(PROBLEM):
Write out exactly, please, every line from the beginning of the entries to the line holding "plt.rcParams['hatch.linewidth'] = 1.0", and no pictures.

(DATASET EXCERPTS):
--------------------

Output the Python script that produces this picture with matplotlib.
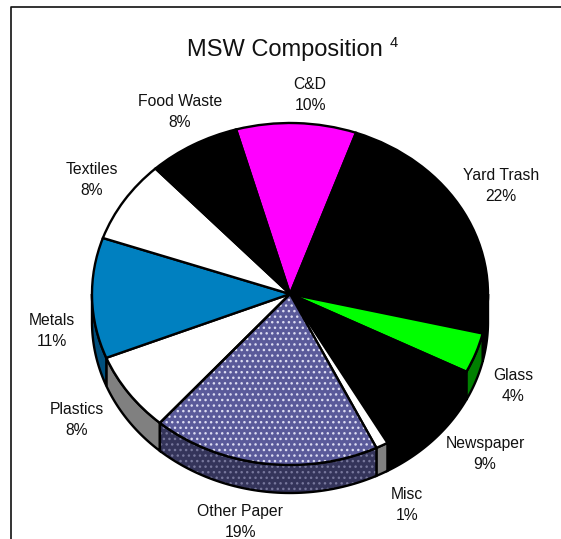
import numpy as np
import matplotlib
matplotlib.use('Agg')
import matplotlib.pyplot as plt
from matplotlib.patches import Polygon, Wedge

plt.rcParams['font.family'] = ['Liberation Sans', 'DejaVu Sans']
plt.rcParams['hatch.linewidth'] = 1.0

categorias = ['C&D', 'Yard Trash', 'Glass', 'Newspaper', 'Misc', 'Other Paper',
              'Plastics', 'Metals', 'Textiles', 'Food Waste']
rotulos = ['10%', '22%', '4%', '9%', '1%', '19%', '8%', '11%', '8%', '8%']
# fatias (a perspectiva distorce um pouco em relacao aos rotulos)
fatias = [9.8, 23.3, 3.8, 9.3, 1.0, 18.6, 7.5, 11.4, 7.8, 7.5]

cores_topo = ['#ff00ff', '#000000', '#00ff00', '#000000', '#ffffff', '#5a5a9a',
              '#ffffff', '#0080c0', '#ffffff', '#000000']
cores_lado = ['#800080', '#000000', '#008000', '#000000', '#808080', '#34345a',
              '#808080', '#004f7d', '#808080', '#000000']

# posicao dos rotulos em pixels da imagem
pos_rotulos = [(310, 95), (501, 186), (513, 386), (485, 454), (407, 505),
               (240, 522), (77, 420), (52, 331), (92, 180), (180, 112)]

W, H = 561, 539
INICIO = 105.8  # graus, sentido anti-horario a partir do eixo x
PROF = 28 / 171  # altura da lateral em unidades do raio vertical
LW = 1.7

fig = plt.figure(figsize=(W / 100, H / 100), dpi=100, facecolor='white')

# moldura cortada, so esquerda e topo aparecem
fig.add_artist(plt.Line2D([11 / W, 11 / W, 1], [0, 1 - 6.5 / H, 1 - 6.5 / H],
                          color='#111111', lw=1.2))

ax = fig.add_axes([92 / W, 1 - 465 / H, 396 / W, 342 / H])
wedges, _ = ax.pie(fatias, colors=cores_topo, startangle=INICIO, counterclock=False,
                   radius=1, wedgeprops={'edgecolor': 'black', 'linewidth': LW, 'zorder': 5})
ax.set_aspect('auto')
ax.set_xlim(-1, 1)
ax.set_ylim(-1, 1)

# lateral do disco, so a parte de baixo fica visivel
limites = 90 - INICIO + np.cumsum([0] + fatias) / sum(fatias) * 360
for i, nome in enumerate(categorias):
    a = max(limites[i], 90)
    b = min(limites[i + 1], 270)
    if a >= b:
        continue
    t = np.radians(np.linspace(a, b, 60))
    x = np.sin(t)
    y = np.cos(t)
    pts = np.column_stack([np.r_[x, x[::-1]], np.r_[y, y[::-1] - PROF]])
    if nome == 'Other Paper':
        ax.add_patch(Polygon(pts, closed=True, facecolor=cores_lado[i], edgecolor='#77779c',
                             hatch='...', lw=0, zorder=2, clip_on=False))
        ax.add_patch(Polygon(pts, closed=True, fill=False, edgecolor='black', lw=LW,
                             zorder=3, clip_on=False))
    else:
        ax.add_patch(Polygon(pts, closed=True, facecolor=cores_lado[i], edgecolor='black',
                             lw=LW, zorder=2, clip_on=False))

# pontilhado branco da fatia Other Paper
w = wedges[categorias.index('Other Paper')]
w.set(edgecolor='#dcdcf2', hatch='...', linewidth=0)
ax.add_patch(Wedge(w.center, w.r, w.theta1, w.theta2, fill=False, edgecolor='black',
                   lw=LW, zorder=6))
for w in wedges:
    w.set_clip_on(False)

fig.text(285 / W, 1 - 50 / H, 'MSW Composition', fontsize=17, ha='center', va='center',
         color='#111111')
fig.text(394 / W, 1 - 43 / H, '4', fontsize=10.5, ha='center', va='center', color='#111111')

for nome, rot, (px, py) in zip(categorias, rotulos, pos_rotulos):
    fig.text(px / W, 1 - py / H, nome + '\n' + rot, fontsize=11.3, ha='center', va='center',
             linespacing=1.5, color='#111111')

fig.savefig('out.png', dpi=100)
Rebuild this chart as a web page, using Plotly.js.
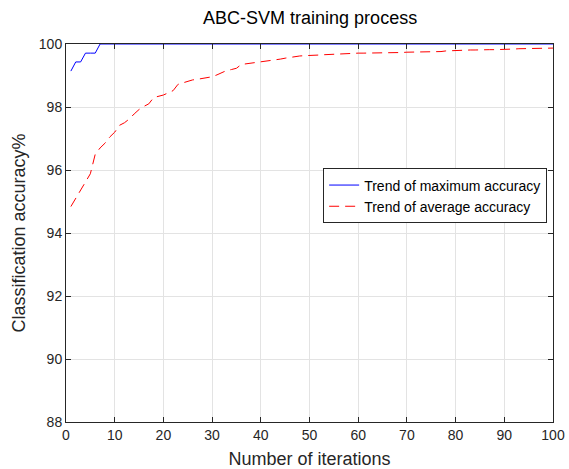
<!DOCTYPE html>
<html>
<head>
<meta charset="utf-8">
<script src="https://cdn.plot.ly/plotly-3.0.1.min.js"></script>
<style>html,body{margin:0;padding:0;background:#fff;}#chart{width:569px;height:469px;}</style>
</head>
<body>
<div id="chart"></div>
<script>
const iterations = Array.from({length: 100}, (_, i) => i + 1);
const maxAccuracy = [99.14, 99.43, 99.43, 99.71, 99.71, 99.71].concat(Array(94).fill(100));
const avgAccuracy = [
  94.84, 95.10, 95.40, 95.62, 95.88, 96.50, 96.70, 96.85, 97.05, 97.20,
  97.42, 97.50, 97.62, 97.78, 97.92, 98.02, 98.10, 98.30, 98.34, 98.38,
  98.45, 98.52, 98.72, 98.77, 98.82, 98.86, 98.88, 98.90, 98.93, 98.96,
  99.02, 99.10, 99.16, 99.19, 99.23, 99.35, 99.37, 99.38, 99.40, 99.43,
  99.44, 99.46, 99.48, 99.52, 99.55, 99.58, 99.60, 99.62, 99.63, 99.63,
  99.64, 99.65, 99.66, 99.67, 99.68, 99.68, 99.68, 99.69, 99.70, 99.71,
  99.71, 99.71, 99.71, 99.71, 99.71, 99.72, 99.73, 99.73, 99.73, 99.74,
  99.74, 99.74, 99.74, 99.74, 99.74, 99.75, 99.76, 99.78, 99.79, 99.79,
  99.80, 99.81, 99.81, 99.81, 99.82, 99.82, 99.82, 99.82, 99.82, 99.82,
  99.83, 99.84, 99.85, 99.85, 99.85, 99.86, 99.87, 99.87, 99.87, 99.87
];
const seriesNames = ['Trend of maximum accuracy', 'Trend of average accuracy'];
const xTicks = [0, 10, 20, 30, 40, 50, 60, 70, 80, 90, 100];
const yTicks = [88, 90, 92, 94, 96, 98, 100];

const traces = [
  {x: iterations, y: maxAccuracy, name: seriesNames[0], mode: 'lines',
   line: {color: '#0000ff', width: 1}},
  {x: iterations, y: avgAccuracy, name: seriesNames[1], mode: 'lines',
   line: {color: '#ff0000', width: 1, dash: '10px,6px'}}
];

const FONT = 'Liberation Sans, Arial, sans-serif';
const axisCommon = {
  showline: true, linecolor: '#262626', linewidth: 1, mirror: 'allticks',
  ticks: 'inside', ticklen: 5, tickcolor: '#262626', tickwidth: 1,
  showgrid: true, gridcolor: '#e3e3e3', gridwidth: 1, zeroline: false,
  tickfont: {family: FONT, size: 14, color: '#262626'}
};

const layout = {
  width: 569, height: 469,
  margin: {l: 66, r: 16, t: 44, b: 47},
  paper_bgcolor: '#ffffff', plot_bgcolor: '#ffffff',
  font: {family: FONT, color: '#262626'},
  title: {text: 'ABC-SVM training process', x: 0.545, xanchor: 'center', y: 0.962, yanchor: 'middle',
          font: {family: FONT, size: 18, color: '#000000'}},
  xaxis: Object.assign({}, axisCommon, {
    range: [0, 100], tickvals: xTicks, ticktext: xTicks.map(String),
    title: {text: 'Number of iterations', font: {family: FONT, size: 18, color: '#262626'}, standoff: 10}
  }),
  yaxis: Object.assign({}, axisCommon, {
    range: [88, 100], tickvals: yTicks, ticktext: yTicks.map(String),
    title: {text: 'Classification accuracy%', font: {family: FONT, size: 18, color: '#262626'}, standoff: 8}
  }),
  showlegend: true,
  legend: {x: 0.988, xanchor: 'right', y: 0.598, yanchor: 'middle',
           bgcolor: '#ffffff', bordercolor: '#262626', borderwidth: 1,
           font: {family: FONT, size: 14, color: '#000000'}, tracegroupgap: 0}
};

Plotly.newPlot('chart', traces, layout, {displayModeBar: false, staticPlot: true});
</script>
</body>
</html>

--------------------

(WORKED SOLUTION):
Output the Python script that produces this picture with matplotlib.
import numpy as np
import matplotlib
matplotlib.use('Agg')
import matplotlib.pyplot as plt
from matplotlib.patches import Polygon, Wedge

plt.rcParams['font.family'] = ['Liberation Sans', 'DejaVu Sans']
plt.rcParams['hatch.linewidth'] = 1.0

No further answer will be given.